I shook my head. “I’d love to just hear your impressions,” I said, “and then I’ll have a few specific questions at the end.”
She nodded again. She looked down at the first page of the packet, waving her pen up and down over it. “Okay. Well. I think you would benefit from doing some research on how to write a query letter.”
My ears stopped working. Research writing a query letter? I have taken entire classes on how to write a query letter. Two of them! No, three! I have paid two different consultants to look at my query letter. I have had at least two other agents give feedback on it at sessions like this.
*ahem*
Address the agent by first and last name. Include a one-line elevator pitch of the book, stating its genre, word-count, and comparable titles. Include a one-paragraph teaser. Write a little about yourself and why you chose this particular agent.
I know how to write a damn query letter. This one might not have been perfect, but it was well-researched and professional.
“Uhm-hmm,” I said. Now it was my turn for the tight-lipped smile. It was a monumental effort, I tell you, to continue listening after that first comment. But listen, I did.
She gave me a quick suggestion on the synopsis. Those things take forever to write, and agents rarely look at then, but the fact that she only had one minor edit was encouraging.

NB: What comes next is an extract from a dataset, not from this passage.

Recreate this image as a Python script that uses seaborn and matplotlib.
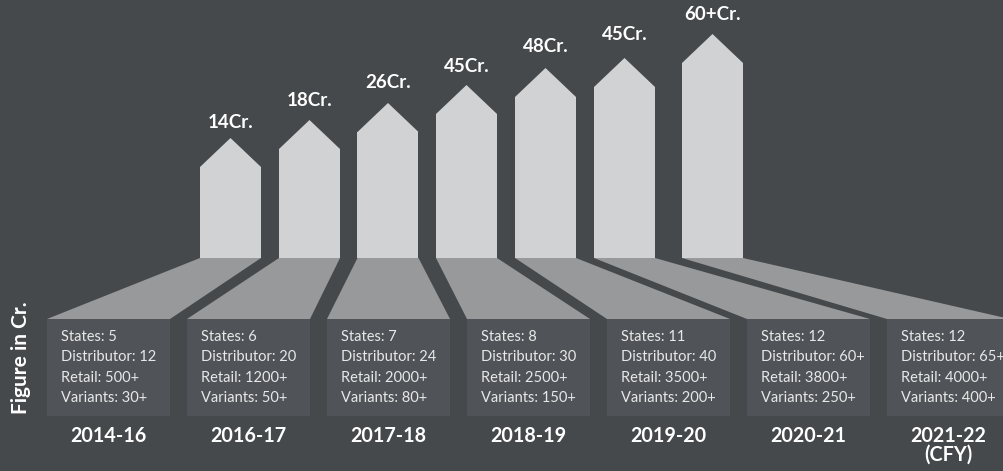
import matplotlib
matplotlib.use("Agg")
import matplotlib.pyplot as plt
from matplotlib.patches import Rectangle
import seaborn as sns
import pandas as pd
import numpy as np

# ---------------- data ----------------
periods = ["2014-16", "2016-17", "2017-18", "2018-19", "2019-20", "2020-21", "2021-22\n(CFY)"]
revenue_labels = ["14Cr.", "18Cr.", "26Cr.", "45Cr.", "48Cr.", "45Cr.", "60+Cr."]
arrow_level = [91, 109, 126, 144, 161, 171, 195]   # visual arrow heights
states = ["5", "6", "7", "8", "11", "12", "12"]
distributors = ["12", "20", "24", "30", "40", "60+", "65+"]
retail = ["500+", "1200+", "2000+", "2500+", "3500+", "3800+", "4000+"]
variants = ["30+", "50+", "80+", "150+", "200+", "250+", "400+"]

# ---------------- layout / style ----------------
W, H = 1004, 471
BG = "#45494c"
ARROW = "#d1d2d4"
CONN = "#98999b"
BOX = "#505458"
TXT = "#e8e8e8"
arrow_cx = [230.5, 309.5, 388, 466.5, 545.5, 624.5, 712.5]
arrow_w = 61
head_h = 29
base = H - 258
box_w = 123
box_x0 = [47 + 140 * i for i in range(7)]
box_top = H - 319
box_bot = H - 416
label_gap = [16, 19, 21, 18, 22, 24, 19]

sns.set_theme(style="white")
plt.rcParams["font.family"] = ["Lato", "DejaVu Sans"]

fig = plt.figure(figsize=(W / 100, H / 100), dpi=100, facecolor=BG)
ax = fig.add_axes([0, 0, 1, 1])
ax.set_facecolor(BG)

df = pd.DataFrame({"x": arrow_cx, "level": arrow_level, "label": revenue_labels})
wfrac = arrow_w / np.min(np.diff(arrow_cx))
sns.barplot(data=df, x="x", y="level", native_scale=True, width=wfrac,
            bottom=base, color=ARROW, saturation=1, errorbar=None,
            edgecolor="none", linewidth=0, ax=ax, zorder=3)

for i, (cx, lvl) in enumerate(zip(arrow_cx, arrow_level)):
    top = base + lvl
    # arrow head
    ax.fill([cx - arrow_w / 2, cx, cx + arrow_w / 2],
            [top, top + head_h, top], color=ARROW, lw=0, zorder=3)
    # connector
    ax.fill([cx - arrow_w / 2, cx + arrow_w / 2, box_x0[i] + box_w, box_x0[i]],
            [base, base, box_top, box_top], color=CONN, lw=0, zorder=2)
    # box
    ax.add_patch(Rectangle((box_x0[i], box_bot), box_w, box_top - box_bot,
                           facecolor=BOX, edgecolor="none", zorder=2))
    # revenue label
    ax.text(cx, top + head_h + label_gap[i], revenue_labels[i], ha="center", va="center",
            color="white", fontsize=13.5, fontweight="bold", zorder=5)
    # box text
    lines = [f"States: {states[i]}", f"Distributor: {distributors[i]}",
             f"Retail: {retail[i]}", f"Variants: {variants[i]}"]
    for k, t in enumerate(lines):
        ax.text(box_x0[i] + 14, H - (337 + 20.3 * k), t, ha="left", va="center",
                color=TXT, fontsize=10.5, zorder=5)
    # period label
    for k, t in enumerate(periods[i].split("\n")):
        ax.text(box_x0[i] + box_w / 2, H - (436 + 19 * k), t, ha="center", va="center",
                color="white", fontsize=14.2, fontweight="bold", zorder=5)

ax.text(21, H - 358, "Figure in Cr.", rotation=90, ha="center", va="center",
        color="white", fontsize=15, fontweight="bold")

ax.set_xlim(0, W)
ax.set_ylim(0, H)
ax.axis("off")

fig.savefig("out.png", dpi=100, facecolor=BG)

And then she turned to the first page of the actual book. “Have you ever thought of starting at a different place?” she said. I had to suppress the manic laughter that rose up in my chest. If you’ve been here for a minute, you know how much I have agonized over the beginning of this book. The original beginning was useless. Nothing happened, the only thing I did was describe two characters, and the descriptions meant nothing to the story overall. And that’s only the first beginning I can find. I’m sure there are more early versions that are even worse.
Then I took a novel-writing class and when my teacher read the book, she said she enjoyed it but the beginning was maybe a little slow. Maybe I should cut the first chapter and start with the scene where two characters have an argument at the bar. Oh, how I resisted.

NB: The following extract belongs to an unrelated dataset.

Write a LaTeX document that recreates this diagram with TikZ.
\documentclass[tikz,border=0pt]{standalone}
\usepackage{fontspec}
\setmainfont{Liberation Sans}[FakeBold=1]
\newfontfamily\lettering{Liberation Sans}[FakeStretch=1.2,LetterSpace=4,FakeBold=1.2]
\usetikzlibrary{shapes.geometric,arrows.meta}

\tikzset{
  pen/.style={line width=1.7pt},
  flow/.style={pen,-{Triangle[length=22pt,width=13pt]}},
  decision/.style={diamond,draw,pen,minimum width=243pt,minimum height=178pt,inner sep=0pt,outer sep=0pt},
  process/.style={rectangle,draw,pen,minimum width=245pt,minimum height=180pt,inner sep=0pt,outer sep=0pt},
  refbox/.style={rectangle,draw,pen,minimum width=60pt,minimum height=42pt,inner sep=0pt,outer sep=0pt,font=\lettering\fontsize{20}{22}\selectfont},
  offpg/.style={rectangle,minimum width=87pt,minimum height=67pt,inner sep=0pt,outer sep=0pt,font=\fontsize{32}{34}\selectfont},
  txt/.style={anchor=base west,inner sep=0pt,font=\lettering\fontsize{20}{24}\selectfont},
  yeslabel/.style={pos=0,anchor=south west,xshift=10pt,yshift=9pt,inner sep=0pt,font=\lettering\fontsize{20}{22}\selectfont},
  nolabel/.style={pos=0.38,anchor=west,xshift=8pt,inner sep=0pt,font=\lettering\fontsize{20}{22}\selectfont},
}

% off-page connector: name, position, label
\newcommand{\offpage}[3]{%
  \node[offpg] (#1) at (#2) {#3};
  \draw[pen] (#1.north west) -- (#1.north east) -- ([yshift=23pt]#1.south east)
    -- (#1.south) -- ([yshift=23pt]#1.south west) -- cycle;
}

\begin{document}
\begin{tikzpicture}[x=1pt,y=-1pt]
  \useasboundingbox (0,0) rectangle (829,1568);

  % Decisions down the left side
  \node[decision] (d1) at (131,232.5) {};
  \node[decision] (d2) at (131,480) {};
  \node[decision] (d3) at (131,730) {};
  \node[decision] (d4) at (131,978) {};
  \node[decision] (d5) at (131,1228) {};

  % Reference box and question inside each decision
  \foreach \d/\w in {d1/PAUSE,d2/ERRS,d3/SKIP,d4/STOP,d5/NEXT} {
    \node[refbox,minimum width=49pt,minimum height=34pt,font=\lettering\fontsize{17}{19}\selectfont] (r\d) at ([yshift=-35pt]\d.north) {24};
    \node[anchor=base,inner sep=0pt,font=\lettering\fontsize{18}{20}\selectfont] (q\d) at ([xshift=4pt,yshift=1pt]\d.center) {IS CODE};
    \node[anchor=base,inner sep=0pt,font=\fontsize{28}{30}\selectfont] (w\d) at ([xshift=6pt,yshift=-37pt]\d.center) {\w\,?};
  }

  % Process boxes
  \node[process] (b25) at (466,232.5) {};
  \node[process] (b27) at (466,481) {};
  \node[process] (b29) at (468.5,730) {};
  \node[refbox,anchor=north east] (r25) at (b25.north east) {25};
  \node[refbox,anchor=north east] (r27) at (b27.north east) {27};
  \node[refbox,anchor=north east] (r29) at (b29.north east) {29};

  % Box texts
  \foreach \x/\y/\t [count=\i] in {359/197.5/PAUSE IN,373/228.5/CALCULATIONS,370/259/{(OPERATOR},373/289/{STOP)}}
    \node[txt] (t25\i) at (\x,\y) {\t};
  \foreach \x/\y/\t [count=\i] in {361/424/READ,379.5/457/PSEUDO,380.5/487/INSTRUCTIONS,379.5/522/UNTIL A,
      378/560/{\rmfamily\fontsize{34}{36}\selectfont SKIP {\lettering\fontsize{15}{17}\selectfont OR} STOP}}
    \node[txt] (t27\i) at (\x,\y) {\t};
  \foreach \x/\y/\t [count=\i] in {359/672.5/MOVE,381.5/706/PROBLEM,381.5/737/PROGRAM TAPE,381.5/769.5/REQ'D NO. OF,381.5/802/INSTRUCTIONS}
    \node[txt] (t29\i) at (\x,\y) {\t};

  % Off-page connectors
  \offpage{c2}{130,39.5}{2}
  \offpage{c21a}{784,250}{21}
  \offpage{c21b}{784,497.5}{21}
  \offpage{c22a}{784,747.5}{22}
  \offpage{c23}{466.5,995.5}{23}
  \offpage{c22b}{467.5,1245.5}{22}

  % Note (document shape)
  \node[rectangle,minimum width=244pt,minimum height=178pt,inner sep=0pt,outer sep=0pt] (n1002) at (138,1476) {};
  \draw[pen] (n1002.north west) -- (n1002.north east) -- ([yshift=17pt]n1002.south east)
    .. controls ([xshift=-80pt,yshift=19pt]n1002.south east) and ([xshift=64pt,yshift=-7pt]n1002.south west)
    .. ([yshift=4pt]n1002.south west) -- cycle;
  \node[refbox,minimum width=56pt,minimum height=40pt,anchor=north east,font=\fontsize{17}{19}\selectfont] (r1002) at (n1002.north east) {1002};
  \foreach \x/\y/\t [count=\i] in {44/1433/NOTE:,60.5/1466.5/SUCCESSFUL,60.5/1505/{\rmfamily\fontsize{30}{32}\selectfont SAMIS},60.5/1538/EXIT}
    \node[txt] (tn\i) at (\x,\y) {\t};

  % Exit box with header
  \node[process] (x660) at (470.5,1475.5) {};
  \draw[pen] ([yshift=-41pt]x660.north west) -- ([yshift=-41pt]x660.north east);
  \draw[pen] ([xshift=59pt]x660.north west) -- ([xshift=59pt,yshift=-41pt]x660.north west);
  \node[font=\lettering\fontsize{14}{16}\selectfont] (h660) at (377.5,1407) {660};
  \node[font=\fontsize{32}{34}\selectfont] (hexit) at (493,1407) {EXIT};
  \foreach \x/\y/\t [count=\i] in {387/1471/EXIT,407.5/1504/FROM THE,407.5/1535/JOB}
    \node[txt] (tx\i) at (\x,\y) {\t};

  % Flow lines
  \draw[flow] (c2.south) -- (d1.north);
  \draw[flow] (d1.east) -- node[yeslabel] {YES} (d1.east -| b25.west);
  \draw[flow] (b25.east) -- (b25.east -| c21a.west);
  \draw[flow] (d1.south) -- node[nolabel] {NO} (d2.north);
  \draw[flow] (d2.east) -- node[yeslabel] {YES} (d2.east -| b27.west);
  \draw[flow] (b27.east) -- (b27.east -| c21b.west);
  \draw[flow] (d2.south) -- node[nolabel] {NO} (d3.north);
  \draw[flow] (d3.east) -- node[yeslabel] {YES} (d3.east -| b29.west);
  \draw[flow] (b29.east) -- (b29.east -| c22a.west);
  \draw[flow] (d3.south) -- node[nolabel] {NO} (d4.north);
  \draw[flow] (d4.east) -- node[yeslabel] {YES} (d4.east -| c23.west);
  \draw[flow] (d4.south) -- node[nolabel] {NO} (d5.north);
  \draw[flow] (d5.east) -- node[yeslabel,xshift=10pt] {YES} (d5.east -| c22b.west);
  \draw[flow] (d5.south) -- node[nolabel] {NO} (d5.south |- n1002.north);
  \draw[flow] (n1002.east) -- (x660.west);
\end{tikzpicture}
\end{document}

After a round of fruitless submissions, I worked with a consultant on the beginning. But instead of changing its substance, I made the language in that first chapter really sing.
After that, my friend and favorite editor, Suzann, read the novel. She was hooked into the story and writing comments in the margins as she read like, “Is THIS person the same as THAT person?!” and “I KNEW IT!” when her predictions were correct. But at the end, guess what her feedback was. Not enough is happening in the opening.

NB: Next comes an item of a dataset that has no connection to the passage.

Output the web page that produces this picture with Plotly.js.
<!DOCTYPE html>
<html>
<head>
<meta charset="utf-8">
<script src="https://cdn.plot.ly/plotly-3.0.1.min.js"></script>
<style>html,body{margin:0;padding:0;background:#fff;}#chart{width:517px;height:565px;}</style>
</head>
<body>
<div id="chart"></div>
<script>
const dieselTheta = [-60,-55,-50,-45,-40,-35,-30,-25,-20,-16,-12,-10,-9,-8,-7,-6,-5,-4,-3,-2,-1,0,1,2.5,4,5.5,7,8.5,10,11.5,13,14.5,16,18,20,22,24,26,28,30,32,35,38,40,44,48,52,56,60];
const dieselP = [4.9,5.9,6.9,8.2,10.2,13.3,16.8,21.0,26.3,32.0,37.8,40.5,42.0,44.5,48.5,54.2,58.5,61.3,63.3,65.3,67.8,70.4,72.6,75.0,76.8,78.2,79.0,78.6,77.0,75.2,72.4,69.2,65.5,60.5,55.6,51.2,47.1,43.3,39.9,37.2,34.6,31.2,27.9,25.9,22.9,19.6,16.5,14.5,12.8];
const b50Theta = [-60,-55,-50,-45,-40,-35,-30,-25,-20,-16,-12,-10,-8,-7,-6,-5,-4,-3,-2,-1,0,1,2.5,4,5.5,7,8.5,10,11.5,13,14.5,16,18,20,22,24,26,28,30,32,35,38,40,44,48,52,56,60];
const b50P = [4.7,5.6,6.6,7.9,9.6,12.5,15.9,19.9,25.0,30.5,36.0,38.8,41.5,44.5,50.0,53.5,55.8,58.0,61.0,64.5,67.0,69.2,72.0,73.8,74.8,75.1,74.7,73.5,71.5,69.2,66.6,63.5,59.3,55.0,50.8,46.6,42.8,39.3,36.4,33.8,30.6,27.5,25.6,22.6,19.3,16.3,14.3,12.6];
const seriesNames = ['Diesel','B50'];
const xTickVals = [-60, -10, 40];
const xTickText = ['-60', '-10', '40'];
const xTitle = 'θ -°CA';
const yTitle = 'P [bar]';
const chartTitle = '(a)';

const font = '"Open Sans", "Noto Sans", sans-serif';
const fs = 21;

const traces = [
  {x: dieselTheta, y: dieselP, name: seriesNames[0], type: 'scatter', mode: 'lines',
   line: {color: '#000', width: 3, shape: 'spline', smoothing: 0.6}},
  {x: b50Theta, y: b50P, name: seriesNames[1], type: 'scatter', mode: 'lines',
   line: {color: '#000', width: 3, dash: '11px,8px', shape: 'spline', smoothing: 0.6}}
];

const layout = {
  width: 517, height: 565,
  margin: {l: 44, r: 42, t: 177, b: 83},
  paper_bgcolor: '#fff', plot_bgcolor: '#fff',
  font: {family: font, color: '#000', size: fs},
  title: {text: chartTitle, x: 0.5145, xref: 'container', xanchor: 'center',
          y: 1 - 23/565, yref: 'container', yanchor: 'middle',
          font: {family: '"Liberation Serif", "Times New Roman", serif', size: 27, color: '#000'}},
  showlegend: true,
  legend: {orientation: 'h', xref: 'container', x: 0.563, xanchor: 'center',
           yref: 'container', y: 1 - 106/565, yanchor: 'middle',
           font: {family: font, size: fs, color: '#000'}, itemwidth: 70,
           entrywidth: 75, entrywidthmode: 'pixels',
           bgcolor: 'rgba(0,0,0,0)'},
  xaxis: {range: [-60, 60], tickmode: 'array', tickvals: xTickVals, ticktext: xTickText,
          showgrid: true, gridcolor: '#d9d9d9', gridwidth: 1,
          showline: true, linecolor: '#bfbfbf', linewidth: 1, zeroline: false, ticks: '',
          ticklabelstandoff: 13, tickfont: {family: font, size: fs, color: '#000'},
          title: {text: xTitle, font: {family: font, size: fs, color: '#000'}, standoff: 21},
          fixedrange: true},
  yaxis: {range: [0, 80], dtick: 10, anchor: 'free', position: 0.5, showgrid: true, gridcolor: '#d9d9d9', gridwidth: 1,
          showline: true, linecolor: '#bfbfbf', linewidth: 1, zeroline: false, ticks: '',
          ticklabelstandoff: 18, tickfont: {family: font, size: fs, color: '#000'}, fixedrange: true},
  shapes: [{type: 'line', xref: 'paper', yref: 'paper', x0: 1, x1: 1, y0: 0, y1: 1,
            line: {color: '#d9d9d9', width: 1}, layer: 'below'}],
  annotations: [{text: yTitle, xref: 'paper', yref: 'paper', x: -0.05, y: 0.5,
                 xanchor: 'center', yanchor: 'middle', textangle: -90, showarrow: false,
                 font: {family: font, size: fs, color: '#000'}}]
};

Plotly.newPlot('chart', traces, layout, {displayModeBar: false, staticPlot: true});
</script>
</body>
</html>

OMG FINE! I’ll change the freaking opening.
They were right, of course, every last one of them. Read the old version of the book and you’ll know - after the first few chapters, the action flows out of it. But that’s not good enough for: agents, commissioning editors, publishers, and - most importantly - readers who aren’t my beloved friends and family. Download a free sample of a book you’ve never heard of from an unfamiliar author, and if nothing consequential happens, you’re unlikely to buy the whole book because why?
I deleted not the first chapter, but the first three chapters. And, of course, the book is better that way. I was able to distill all I deleted into a phrase here, a sentence there, and at most a paragraph somewhere else. Funny how all that backstory, which seems so important, can just slide into the fabric somewhere else in the book and make the work even better.
And then this agent was sitting in front of me telling me to cut even more. Thankfully, it was just the first two paragraphs. And again, she was right. Too much scene setting, too much telling (remember that?), and not enough intrigue. I even went back later and adjusted the query letter to tighten up some of the storytelling. Reluctantly, of course.
Now, it’s good. It feels right. Will something else feel right tomorrow or next week? Maybe. who knows? But for right now, I won’t overthink. I won’t second-guess. I will march on according to plan. Agent queries and research into independent and self-publishing simultaneously and, in a few weeks, I’ll start putting some of my thoughts onto paper for the next book in the series. Things are going to move, one way or the other.
Until then,
Hey pretty smiling people, we're alright together
We're alright together
Hey pretty shining people, we're alright together
We're alright together, he-eyGeorge Ezra, Pretty Shining People
The beginning is a **rough** place to start.